The rupee took a hammering, sinking to over a six-month low of 65.75 against the dollar before closing at 65.72/73 per on concerns that foreign capital will move out sooner than later after US Fed Chairperson Janet Yellen’s comments that the US Fed should stick to gradual rate hikes despite the uncertainty about the inflation trajectory. This was enough for foreign investors to hit the exit button, looking for instruments that yield better returns.
The lingering Korean stand-off dealt a further blow after US President Donald Trump dialled up his threats saying America is “totally prepared” for a “military option” on North Korea, warning that would be “devastating”. “Updates of military action on the eastern border with Myanmar hastened the market’s fall, which has been on a slippery slope ahead of the derivatives expiry on Thursday,” said a dealer.
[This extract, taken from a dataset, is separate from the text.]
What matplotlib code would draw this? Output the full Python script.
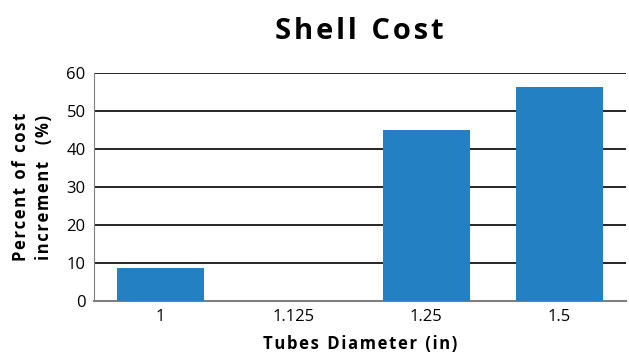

With bulls on the run for the seventh day, the Sensex settled lower by 439.95 points, or 1.39 per cent, at 31,159.81. This is the weakest closing since June 30 when the gauge had settled at 30,921.61. It had lost 824 points in the previous six sessions. The 50-share NSE Nifty, which after regaining the key 9,900-mark at one stage, closed down 135.75 points, or 1.38 per cent, at 9,735.75 — a level last seen on August 11 when it closed at 9,710.80.
Vinod Nair, Head of Research, Geojit Financial Services, said, “market extended losses while rupee sunk to a six month low on continued outflow of foreign funds. Additionally, slowdown in GST tax collection dented the sentiment and investors expected that the GST led disruption is likely to extend and will hurt the earnings for the next few quarters which refrain them to stay away from the market.” While foreign portfolio investors (FPIs) sold shares worth Rs 1,915.54 crore, domestic institutional investors (DIIs) bought shares worth a net Rs 1,537.10 crore on Tuesday, according to provisional data.
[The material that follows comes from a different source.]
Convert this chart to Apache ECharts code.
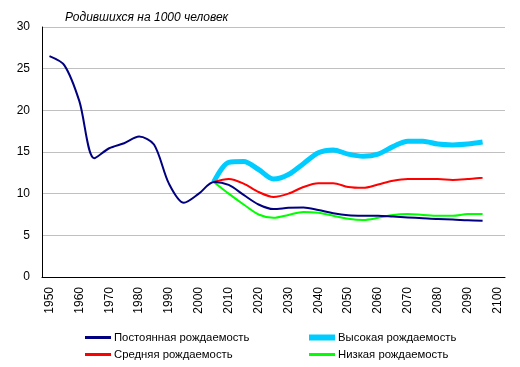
<!DOCTYPE html>
<html><head><meta charset="utf-8">
<script src="https://cdn.jsdelivr.net/npm/echarts@6/dist/echarts.min.js"></script>
<style>html,body{margin:0;padding:0;background:#fff}#c{width:520px;height:367px}</style>
</head><body><div id="c"></div>
<script>
var years = [];
for (var y = 1950; y <= 2100; y += 5) years.push(String(y));
var constant = [26.5,25.4,21.1,14.25,15.45,16.05,16.85,15.9,11.2,8.9,10.0,11.4,11.05,9.85,8.7,8.15,8.3,8.35,8.05,7.65,7.4,7.35,7.35,7.25,7.15,7.05,6.95,6.9,6.8,6.75,null];
var high = [null,null,null,null,null,null,null,null,null,null,null,11.4,13.75,13.85,12.9,11.75,12.3,13.6,14.9,15.25,14.75,14.5,14.75,15.65,16.3,16.3,15.95,15.85,15.95,16.2,null];
var medium = [null,null,null,null,null,null,null,null,null,null,null,11.4,11.75,11.2,10.2,9.6,10.0,10.8,11.25,11.25,10.8,10.7,11.1,11.55,11.75,11.75,11.75,11.65,11.75,11.9,null];
var low = [null,null,null,null,null,null,null,null,null,null,null,11.4,10.0,8.7,7.5,7.1,7.45,7.8,7.7,7.35,7.0,6.85,7.1,7.45,7.55,7.45,7.35,7.35,7.55,7.55,null];
var names = ['Постоянная рождаемость','Высокая рождаемость','Средняя рождаемость','Низкая рождаемость'];
var colors = ['#000080','#00ccff','#ff0000','#00ff00'];
var widths = [2,5,2,2];
var datas = [constant, high, medium, low];
var legendPos = [[80,327],[304,327],[80,344],[304,344]];

var chart = echarts.init(document.getElementById('c'));
var font = 'Liberation Sans, Arial, sans-serif';
chart.setOption({
  animation: false,
  title: {text: 'Родившихся на 1000 человек', left: 60, top: 7,
    textStyle: {fontSize: 12, fontStyle: 'italic', fontWeight: 'normal', color: '#000', fontFamily: font}},
  legend: names.map(function(n, i){
    return {data: [{name: n, icon: 'rect'}], left: legendPos[i][0], top: legendPos[i][1],
      itemWidth: 26, itemHeight: widths[i] + 1, itemGap: 4,
      textStyle: {fontSize: 11.3, color: '#000', fontFamily: font, padding: [0,0,0,-2]}};
  }),
  grid: {left: 42, right: 15, top: 27, bottom: 90, containLabel: false},
  xAxis: {type: 'category', data: years, boundaryGap: true,
    axisLine: {lineStyle: {color: '#000', width: 1}},
    axisTick: {show: false},
    axisLabel: {interval: 1, rotate: 90, fontSize: 12, color: '#000', fontFamily: font, margin: 10},
    splitLine: {show: false}},
  yAxis: {type: 'value', min: 0, max: 30, interval: 5,
    axisLine: {show: true, lineStyle: {color: '#000', width: 1}},
    axisTick: {show: false},
    axisLabel: {fontSize: 12, color: '#000', fontFamily: font, margin: 12},
    splitLine: {lineStyle: {color: '#c0c0c0', width: 1}}},
  series: names.map(function(n, i){
    return {name: n, type: 'line', data: datas[i], smooth: 0.3, showSymbol: false, symbol: 'none',
      connectNulls: false,
      lineStyle: {color: colors[i], width: widths[i]}, itemStyle: {color: colors[i]}, z: i === 0 ? 5 : 3};
  })
});
</script></body></html>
A bevy of IPOs and FPI outflows had sucked liquidity from the market. “Updates of military action on the Eastern border impelled the market to hasten the market’s falls which was already in a slippery slope ahead of F&O expiry. Sharp weakness in rupee and a rise in VIX also meant that risk takers were few. FIIs being reluctant buyer in Indian equities this month, and a volley of IPOs had earlier meant that the secondary market was finding hard to sustain at the 20-month peaks,” said a dealer.
Investors’ wealth, or market capitalisation of listed companies, fell by Rs 179,524 crore, to Rs 130,55,056 crore.
According to Karthikraj Lakshmanan, Senior Fund Manager, BNP Paribas MF, participants took to selling relatively risky assets like emerging market equities after Janet Yellen signaled the possibility of an interest rate hike in the US.